Plotting code records:
-- START --

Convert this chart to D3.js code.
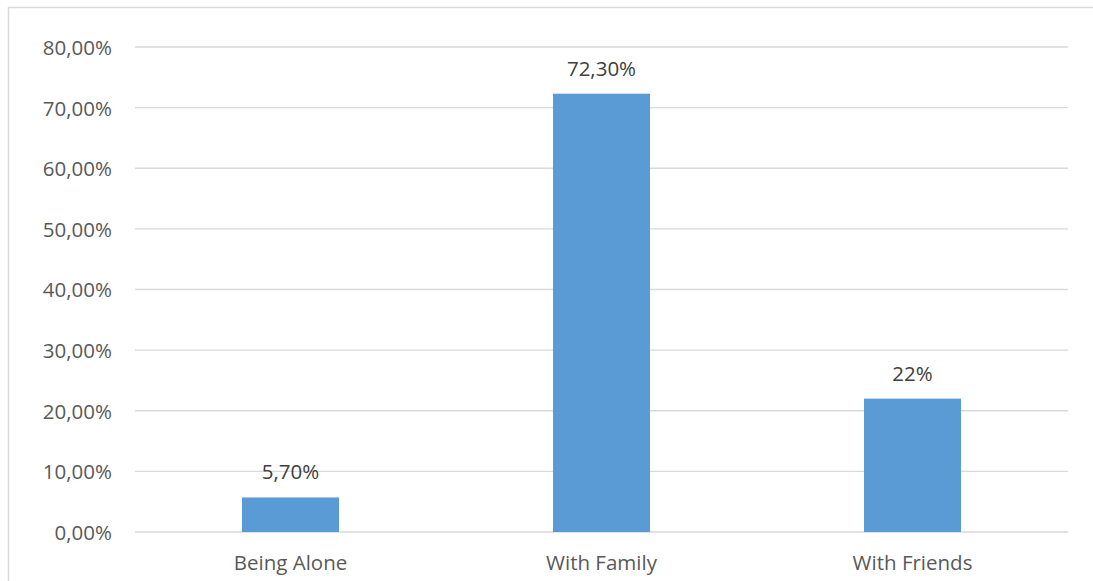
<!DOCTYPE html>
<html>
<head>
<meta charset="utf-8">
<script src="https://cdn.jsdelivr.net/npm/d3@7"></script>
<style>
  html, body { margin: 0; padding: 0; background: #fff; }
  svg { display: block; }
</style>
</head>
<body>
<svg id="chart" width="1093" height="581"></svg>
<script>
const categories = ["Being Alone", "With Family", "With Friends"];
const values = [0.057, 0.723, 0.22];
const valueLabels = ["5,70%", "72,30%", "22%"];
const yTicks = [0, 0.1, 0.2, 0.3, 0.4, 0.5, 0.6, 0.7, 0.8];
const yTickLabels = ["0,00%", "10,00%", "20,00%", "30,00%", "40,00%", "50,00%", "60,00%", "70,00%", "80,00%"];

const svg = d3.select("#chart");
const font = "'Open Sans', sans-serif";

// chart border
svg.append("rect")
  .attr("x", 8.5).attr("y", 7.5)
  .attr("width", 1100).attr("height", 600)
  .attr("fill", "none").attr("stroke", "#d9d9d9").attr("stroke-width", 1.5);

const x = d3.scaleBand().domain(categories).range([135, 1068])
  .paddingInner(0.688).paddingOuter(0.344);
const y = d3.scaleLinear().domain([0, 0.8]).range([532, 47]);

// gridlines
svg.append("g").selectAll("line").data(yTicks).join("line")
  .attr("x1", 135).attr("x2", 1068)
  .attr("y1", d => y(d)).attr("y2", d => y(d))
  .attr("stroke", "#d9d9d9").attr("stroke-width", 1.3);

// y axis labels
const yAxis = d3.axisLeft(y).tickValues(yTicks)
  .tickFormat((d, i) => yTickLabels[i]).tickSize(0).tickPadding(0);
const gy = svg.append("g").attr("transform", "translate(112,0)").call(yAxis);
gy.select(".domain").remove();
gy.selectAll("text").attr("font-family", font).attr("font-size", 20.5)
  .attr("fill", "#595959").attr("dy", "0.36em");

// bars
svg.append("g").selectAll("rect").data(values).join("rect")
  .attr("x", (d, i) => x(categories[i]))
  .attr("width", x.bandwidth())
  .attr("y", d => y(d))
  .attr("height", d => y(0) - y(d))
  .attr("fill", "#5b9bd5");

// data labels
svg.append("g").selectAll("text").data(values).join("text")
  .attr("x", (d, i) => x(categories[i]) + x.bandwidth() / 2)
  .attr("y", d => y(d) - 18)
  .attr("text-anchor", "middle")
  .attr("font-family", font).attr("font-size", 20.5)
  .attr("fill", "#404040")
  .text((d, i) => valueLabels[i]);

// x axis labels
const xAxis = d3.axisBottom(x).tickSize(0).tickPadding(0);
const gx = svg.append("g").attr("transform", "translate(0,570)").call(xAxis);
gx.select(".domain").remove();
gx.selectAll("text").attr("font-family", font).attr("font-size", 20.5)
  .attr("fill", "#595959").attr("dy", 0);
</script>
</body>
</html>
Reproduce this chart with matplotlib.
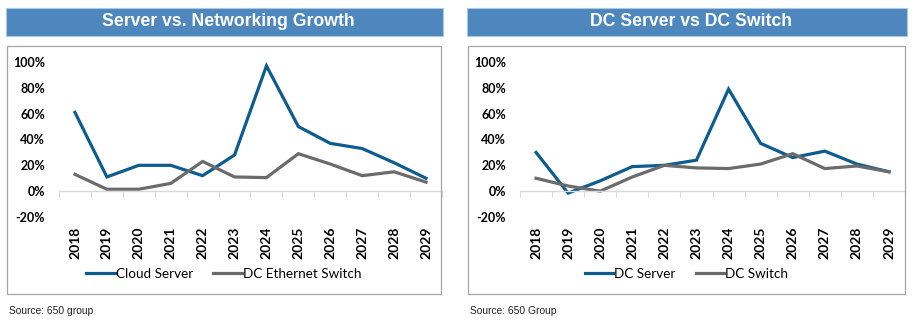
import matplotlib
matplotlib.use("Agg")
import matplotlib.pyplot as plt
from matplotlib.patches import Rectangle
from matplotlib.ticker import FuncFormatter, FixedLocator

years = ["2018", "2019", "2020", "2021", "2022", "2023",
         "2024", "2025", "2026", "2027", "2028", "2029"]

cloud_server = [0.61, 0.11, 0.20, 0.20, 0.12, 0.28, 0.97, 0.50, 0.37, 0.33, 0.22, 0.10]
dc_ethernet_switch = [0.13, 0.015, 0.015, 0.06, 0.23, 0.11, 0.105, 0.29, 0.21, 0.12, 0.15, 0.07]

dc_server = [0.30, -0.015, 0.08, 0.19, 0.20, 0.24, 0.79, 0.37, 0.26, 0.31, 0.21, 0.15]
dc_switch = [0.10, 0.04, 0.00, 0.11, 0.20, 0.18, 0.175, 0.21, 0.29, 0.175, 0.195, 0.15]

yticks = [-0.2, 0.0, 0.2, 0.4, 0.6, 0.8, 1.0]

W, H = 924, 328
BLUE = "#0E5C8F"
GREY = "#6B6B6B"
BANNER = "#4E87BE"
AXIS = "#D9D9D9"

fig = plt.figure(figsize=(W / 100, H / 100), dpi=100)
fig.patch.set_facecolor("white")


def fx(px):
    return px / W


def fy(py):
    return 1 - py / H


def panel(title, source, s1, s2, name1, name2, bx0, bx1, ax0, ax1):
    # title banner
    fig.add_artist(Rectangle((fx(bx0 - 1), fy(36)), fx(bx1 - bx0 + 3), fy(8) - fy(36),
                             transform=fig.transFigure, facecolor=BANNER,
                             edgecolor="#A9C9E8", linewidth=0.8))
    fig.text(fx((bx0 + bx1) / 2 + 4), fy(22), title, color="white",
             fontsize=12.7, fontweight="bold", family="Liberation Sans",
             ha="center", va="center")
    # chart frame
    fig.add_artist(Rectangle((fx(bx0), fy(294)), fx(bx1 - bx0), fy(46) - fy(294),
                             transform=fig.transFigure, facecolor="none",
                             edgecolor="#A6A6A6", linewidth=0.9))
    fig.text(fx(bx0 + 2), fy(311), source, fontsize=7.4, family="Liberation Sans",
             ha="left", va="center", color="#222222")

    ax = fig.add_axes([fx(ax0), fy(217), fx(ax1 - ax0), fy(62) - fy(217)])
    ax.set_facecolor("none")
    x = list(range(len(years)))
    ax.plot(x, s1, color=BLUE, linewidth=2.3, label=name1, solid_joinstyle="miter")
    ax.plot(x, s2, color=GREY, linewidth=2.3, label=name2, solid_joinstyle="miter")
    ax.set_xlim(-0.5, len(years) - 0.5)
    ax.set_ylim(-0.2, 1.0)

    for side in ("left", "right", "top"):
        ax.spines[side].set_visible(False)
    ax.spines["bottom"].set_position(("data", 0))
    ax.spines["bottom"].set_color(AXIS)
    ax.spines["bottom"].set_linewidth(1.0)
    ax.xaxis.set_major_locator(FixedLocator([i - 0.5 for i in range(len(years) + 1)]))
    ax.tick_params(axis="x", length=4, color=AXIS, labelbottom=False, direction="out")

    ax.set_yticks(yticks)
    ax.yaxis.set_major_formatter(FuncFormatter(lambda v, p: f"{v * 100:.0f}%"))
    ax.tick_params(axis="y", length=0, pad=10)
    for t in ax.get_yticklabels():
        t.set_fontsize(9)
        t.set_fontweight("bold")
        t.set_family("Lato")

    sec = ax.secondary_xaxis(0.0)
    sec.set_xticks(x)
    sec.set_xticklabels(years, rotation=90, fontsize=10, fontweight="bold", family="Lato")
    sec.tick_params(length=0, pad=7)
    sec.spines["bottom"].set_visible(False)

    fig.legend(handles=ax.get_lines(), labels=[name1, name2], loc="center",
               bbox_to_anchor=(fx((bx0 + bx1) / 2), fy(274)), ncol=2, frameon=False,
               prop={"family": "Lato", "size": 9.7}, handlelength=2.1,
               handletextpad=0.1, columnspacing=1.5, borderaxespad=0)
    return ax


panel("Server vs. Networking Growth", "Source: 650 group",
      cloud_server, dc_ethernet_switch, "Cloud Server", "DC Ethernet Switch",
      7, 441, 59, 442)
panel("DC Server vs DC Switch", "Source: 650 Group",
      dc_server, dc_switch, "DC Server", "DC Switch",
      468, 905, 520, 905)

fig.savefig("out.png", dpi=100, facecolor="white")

-- END --

* **PROMPT**: Omit the images and transcribe all of the records above word for word.

* **OUTPUT OF THE TASK**:
Convert this chart to D3.js code.
<!DOCTYPE html>
<html>
<head>
<meta charset="utf-8">
<script src="https://cdn.jsdelivr.net/npm/d3@7"></script>
<style>
  html, body { margin: 0; padding: 0; background: #fff; }
  svg { display: block; }
</style>
</head>
<body>
<svg id="chart" width="1093" height="581"></svg>
<script>
const categories = ["Being Alone", "With Family", "With Friends"];
const values = [0.057, 0.723, 0.22];
const valueLabels = ["5,70%", "72,30%", "22%"];
const yTicks = [0, 0.1, 0.2, 0.3, 0.4, 0.5, 0.6, 0.7, 0.8];
const yTickLabels = ["0,00%", "10,00%", "20,00%", "30,00%", "40,00%", "50,00%", "60,00%", "70,00%", "80,00%"];

const svg = d3.select("#chart");
const font = "'Open Sans', sans-serif";

// chart border
svg.append("rect")
  .attr("x", 8.5).attr("y", 7.5)
  .attr("width", 1100).attr("height", 600)
  .attr("fill", "none").attr("stroke", "#d9d9d9").attr("stroke-width", 1.5);

const x = d3.scaleBand().domain(categories).range([135, 1068])
  .paddingInner(0.688).paddingOuter(0.344);
const y = d3.scaleLinear().domain([0, 0.8]).range([532, 47]);

// gridlines
svg.append("g").selectAll("line").data(yTicks).join("line")
  .attr("x1", 135).attr("x2", 1068)
  .attr("y1", d => y(d)).attr("y2", d => y(d))
  .attr("stroke", "#d9d9d9").attr("stroke-width", 1.3);

// y axis labels
const yAxis = d3.axisLeft(y).tickValues(yTicks)
  .tickFormat((d, i) => yTickLabels[i]).tickSize(0).tickPadding(0);
const gy = svg.append("g").attr("transform", "translate(112,0)").call(yAxis);
gy.select(".domain").remove();
gy.selectAll("text").attr("font-family", font).attr("font-size", 20.5)
  .attr("fill", "#595959").attr("dy", "0.36em");

// bars
svg.append("g").selectAll("rect").data(values).join("rect")
  .attr("x", (d, i) => x(categories[i]))
  .attr("width", x.bandwidth())
  .attr("y", d => y(d))
  .attr("height", d => y(0) - y(d))
  .attr("fill", "#5b9bd5");

// data labels
svg.append("g").selectAll("text").data(values).join("text")
  .attr("x", (d, i) => x(categories[i]) + x.bandwidth() / 2)
  .attr("y", d => y(d) - 18)
  .attr("text-anchor", "middle")
  .attr("font-family", font).attr("font-size", 20.5)
  .attr("fill", "#404040")
  .text((d, i) => valueLabels[i]);

// x axis labels
const xAxis = d3.axisBottom(x).tickSize(0).tickPadding(0);
const gx = svg.append("g").attr("transform", "translate(0,570)").call(xAxis);
gx.select(".domain").remove();
gx.selectAll("text").attr("font-family", font).attr("font-size", 20.5)
  .attr("fill", "#595959").attr("dy", 0);
</script>
</body>
</html>
Reproduce this chart with matplotlib.
import matplotlib
matplotlib.use("Agg")
import matplotlib.pyplot as plt
from matplotlib.patches import Rectangle
from matplotlib.ticker import FuncFormatter, FixedLocator

years = ["2018", "2019", "2020", "2021", "2022", "2023",
         "2024", "2025", "2026", "2027", "2028", "2029"]

cloud_server = [0.61, 0.11, 0.20, 0.20, 0.12, 0.28, 0.97, 0.50, 0.37, 0.33, 0.22, 0.10]
dc_ethernet_switch = [0.13, 0.015, 0.015, 0.06, 0.23, 0.11, 0.105, 0.29, 0.21, 0.12, 0.15, 0.07]

dc_server = [0.30, -0.015, 0.08, 0.19, 0.20, 0.24, 0.79, 0.37, 0.26, 0.31, 0.21, 0.15]
dc_switch = [0.10, 0.04, 0.00, 0.11, 0.20, 0.18, 0.175, 0.21, 0.29, 0.175, 0.195, 0.15]

yticks = [-0.2, 0.0, 0.2, 0.4, 0.6, 0.8, 1.0]

W, H = 924, 328
BLUE = "#0E5C8F"
GREY = "#6B6B6B"
BANNER = "#4E87BE"
AXIS = "#D9D9D9"

fig = plt.figure(figsize=(W / 100, H / 100), dpi=100)
fig.patch.set_facecolor("white")


def fx(px):
    return px / W


def fy(py):
    return 1 - py / H


def panel(title, source, s1, s2, name1, name2, bx0, bx1, ax0, ax1):
    # title banner
    fig.add_artist(Rectangle((fx(bx0 - 1), fy(36)), fx(bx1 - bx0 + 3), fy(8) - fy(36),
                             transform=fig.transFigure, facecolor=BANNER,
                             edgecolor="#A9C9E8", linewidth=0.8))
    fig.text(fx((bx0 + bx1) / 2 + 4), fy(22), title, color="white",
             fontsize=12.7, fontweight="bold", family="Liberation Sans",
             ha="center", va="center")
    # chart frame
    fig.add_artist(Rectangle((fx(bx0), fy(294)), fx(bx1 - bx0), fy(46) - fy(294),
                             transform=fig.transFigure, facecolor="none",
                             edgecolor="#A6A6A6", linewidth=0.9))
    fig.text(fx(bx0 + 2), fy(311), source, fontsize=7.4, family="Liberation Sans",
             ha="left", va="center", color="#222222")

    ax = fig.add_axes([fx(ax0), fy(217), fx(ax1 - ax0), fy(62) - fy(217)])
    ax.set_facecolor("none")
    x = list(range(len(years)))
    ax.plot(x, s1, color=BLUE, linewidth=2.3, label=name1, solid_joinstyle="miter")
    ax.plot(x, s2, color=GREY, linewidth=2.3, label=name2, solid_joinstyle="miter")
    ax.set_xlim(-0.5, len(years) - 0.5)
    ax.set_ylim(-0.2, 1.0)

    for side in ("left", "right", "top"):
        ax.spines[side].set_visible(False)
    ax.spines["bottom"].set_position(("data", 0))
    ax.spines["bottom"].set_color(AXIS)
    ax.spines["bottom"].set_linewidth(1.0)
    ax.xaxis.set_major_locator(FixedLocator([i - 0.5 for i in range(len(years) + 1)]))
    ax.tick_params(axis="x", length=4, color=AXIS, labelbottom=False, direction="out")

    ax.set_yticks(yticks)
    ax.yaxis.set_major_formatter(FuncFormatter(lambda v, p: f"{v * 100:.0f}%"))
    ax.tick_params(axis="y", length=0, pad=10)
    for t in ax.get_yticklabels():
        t.set_fontsize(9)
        t.set_fontweight("bold")
        t.set_family("Lato")

    sec = ax.secondary_xaxis(0.0)
    sec.set_xticks(x)
    sec.set_xticklabels(years, rotation=90, fontsize=10, fontweight="bold", family="Lato")
    sec.tick_params(length=0, pad=7)
    sec.spines["bottom"].set_visible(False)

    fig.legend(handles=ax.get_lines(), labels=[name1, name2], loc="center",
               bbox_to_anchor=(fx((bx0 + bx1) / 2), fy(274)), ncol=2, frameon=False,
               prop={"family": "Lato", "size": 9.7}, handlelength=2.1,
               handletextpad=0.1, columnspacing=1.5, borderaxespad=0)
    return ax


panel("Server vs. Networking Growth", "Source: 650 group",
      cloud_server, dc_ethernet_switch, "Cloud Server", "DC Ethernet Switch",
      7, 441, 59, 442)
panel("DC Server vs DC Switch", "Source: 650 Group",
      dc_server, dc_switch, "DC Server", "DC Switch",
      468, 905, 520, 905)

fig.savefig("out.png", dpi=100, facecolor="white")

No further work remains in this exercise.